### PROBLEM DETAILS
Repeat the records in full and exactly, omitting pictures.
┌──
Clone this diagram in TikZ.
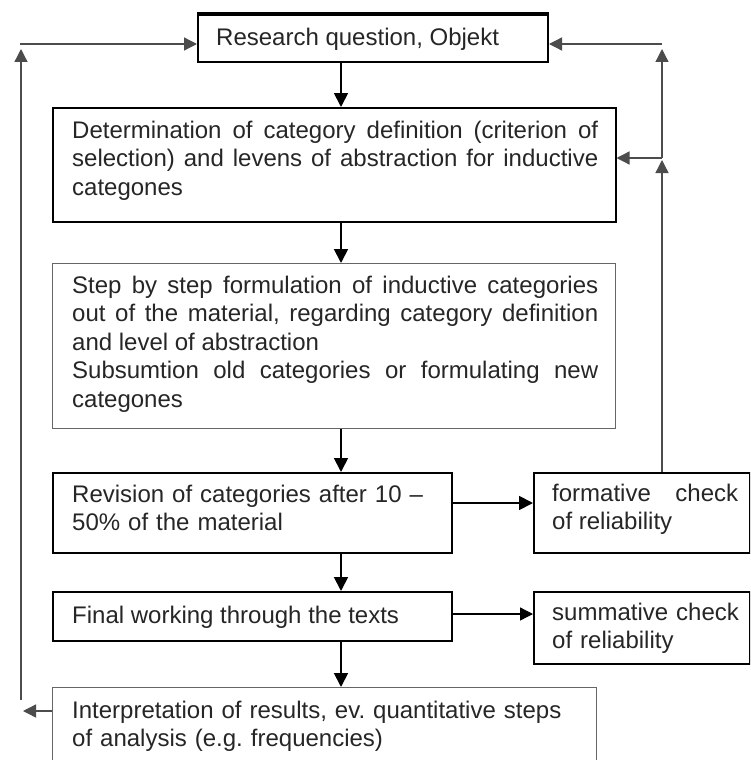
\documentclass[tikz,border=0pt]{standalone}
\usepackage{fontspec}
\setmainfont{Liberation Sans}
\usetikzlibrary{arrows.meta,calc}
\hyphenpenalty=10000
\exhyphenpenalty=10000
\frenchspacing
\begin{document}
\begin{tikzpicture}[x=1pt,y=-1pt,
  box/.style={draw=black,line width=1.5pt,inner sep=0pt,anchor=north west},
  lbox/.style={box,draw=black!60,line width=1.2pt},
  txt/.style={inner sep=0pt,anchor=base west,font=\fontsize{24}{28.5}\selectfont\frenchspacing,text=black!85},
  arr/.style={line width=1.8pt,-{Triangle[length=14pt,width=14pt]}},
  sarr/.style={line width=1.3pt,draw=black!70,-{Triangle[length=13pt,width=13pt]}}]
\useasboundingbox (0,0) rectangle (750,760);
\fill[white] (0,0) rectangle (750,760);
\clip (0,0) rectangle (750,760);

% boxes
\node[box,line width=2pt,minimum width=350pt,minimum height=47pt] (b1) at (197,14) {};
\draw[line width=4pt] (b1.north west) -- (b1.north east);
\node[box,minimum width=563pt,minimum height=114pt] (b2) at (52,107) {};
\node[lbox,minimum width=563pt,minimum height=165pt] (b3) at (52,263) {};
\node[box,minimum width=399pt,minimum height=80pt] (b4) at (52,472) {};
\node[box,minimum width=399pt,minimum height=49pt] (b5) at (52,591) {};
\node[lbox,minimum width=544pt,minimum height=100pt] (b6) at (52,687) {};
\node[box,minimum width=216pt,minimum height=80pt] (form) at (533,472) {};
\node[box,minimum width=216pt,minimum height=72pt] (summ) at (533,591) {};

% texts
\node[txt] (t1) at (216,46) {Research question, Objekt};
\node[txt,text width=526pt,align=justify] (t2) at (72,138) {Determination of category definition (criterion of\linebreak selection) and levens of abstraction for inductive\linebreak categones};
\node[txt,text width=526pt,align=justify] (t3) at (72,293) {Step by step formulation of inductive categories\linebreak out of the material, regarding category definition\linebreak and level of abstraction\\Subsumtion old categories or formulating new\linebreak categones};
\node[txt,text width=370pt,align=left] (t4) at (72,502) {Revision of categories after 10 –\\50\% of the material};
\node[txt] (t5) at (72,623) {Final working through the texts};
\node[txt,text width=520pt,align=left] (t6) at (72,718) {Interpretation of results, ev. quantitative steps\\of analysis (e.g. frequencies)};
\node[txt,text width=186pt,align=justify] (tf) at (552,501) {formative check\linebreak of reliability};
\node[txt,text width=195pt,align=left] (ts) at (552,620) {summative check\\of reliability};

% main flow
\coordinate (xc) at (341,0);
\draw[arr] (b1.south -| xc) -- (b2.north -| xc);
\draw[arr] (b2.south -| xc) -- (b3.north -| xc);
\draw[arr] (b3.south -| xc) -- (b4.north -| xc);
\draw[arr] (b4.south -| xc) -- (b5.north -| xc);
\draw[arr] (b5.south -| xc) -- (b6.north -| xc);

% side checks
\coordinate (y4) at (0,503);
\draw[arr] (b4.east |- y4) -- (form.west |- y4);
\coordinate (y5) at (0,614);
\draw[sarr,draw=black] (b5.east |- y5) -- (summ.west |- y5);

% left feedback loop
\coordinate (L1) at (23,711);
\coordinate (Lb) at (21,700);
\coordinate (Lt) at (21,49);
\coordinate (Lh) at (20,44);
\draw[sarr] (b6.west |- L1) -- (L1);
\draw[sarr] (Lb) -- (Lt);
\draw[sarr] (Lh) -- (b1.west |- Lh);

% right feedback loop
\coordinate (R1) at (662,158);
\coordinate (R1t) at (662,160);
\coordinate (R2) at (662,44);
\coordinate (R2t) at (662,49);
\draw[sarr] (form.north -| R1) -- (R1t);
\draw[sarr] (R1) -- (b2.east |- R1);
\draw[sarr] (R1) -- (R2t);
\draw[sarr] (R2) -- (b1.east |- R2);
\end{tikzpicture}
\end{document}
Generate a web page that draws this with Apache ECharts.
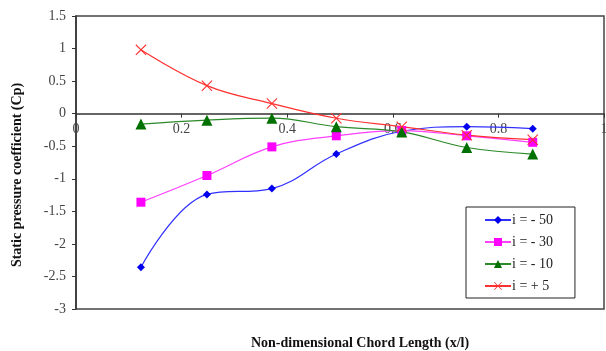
└──
### TASK ANSWER
Clone this diagram in TikZ.
\documentclass[tikz,border=0pt]{standalone}
\usepackage{fontspec}
\setmainfont{Liberation Sans}
\usetikzlibrary{arrows.meta,calc}
\hyphenpenalty=10000
\exhyphenpenalty=10000
\frenchspacing
\begin{document}
\begin{tikzpicture}[x=1pt,y=-1pt,
  box/.style={draw=black,line width=1.5pt,inner sep=0pt,anchor=north west},
  lbox/.style={box,draw=black!60,line width=1.2pt},
  txt/.style={inner sep=0pt,anchor=base west,font=\fontsize{24}{28.5}\selectfont\frenchspacing,text=black!85},
  arr/.style={line width=1.8pt,-{Triangle[length=14pt,width=14pt]}},
  sarr/.style={line width=1.3pt,draw=black!70,-{Triangle[length=13pt,width=13pt]}}]
\useasboundingbox (0,0) rectangle (750,760);
\fill[white] (0,0) rectangle (750,760);
\clip (0,0) rectangle (750,760);

% boxes
\node[box,line width=2pt,minimum width=350pt,minimum height=47pt] (b1) at (197,14) {};
\draw[line width=4pt] (b1.north west) -- (b1.north east);
\node[box,minimum width=563pt,minimum height=114pt] (b2) at (52,107) {};
\node[lbox,minimum width=563pt,minimum height=165pt] (b3) at (52,263) {};
\node[box,minimum width=399pt,minimum height=80pt] (b4) at (52,472) {};
\node[box,minimum width=399pt,minimum height=49pt] (b5) at (52,591) {};
\node[lbox,minimum width=544pt,minimum height=100pt] (b6) at (52,687) {};
\node[box,minimum width=216pt,minimum height=80pt] (form) at (533,472) {};
\node[box,minimum width=216pt,minimum height=72pt] (summ) at (533,591) {};

% texts
\node[txt] (t1) at (216,46) {Research question, Objekt};
\node[txt,text width=526pt,align=justify] (t2) at (72,138) {Determination of category definition (criterion of\linebreak selection) and levens of abstraction for inductive\linebreak categones};
\node[txt,text width=526pt,align=justify] (t3) at (72,293) {Step by step formulation of inductive categories\linebreak out of the material, regarding category definition\linebreak and level of abstraction\\Subsumtion old categories or formulating new\linebreak categones};
\node[txt,text width=370pt,align=left] (t4) at (72,502) {Revision of categories after 10 –\\50\% of the material};
\node[txt] (t5) at (72,623) {Final working through the texts};
\node[txt,text width=520pt,align=left] (t6) at (72,718) {Interpretation of results, ev. quantitative steps\\of analysis (e.g. frequencies)};
\node[txt,text width=186pt,align=justify] (tf) at (552,501) {formative check\linebreak of reliability};
\node[txt,text width=195pt,align=left] (ts) at (552,620) {summative check\\of reliability};

% main flow
\coordinate (xc) at (341,0);
\draw[arr] (b1.south -| xc) -- (b2.north -| xc);
\draw[arr] (b2.south -| xc) -- (b3.north -| xc);
\draw[arr] (b3.south -| xc) -- (b4.north -| xc);
\draw[arr] (b4.south -| xc) -- (b5.north -| xc);
\draw[arr] (b5.south -| xc) -- (b6.north -| xc);

% side checks
\coordinate (y4) at (0,503);
\draw[arr] (b4.east |- y4) -- (form.west |- y4);
\coordinate (y5) at (0,614);
\draw[sarr,draw=black] (b5.east |- y5) -- (summ.west |- y5);

% left feedback loop
\coordinate (L1) at (23,711);
\coordinate (Lb) at (21,700);
\coordinate (Lt) at (21,49);
\coordinate (Lh) at (20,44);
\draw[sarr] (b6.west |- L1) -- (L1);
\draw[sarr] (Lb) -- (Lt);
\draw[sarr] (Lh) -- (b1.west |- Lh);

% right feedback loop
\coordinate (R1) at (662,158);
\coordinate (R1t) at (662,160);
\coordinate (R2) at (662,44);
\coordinate (R2t) at (662,49);
\draw[sarr] (form.north -| R1) -- (R1t);
\draw[sarr] (R1) -- (b2.east |- R1);
\draw[sarr] (R1) -- (R2t);
\draw[sarr] (R2) -- (b1.east |- R2);
\end{tikzpicture}
\end{document}
Generate a web page that draws this with Apache ECharts.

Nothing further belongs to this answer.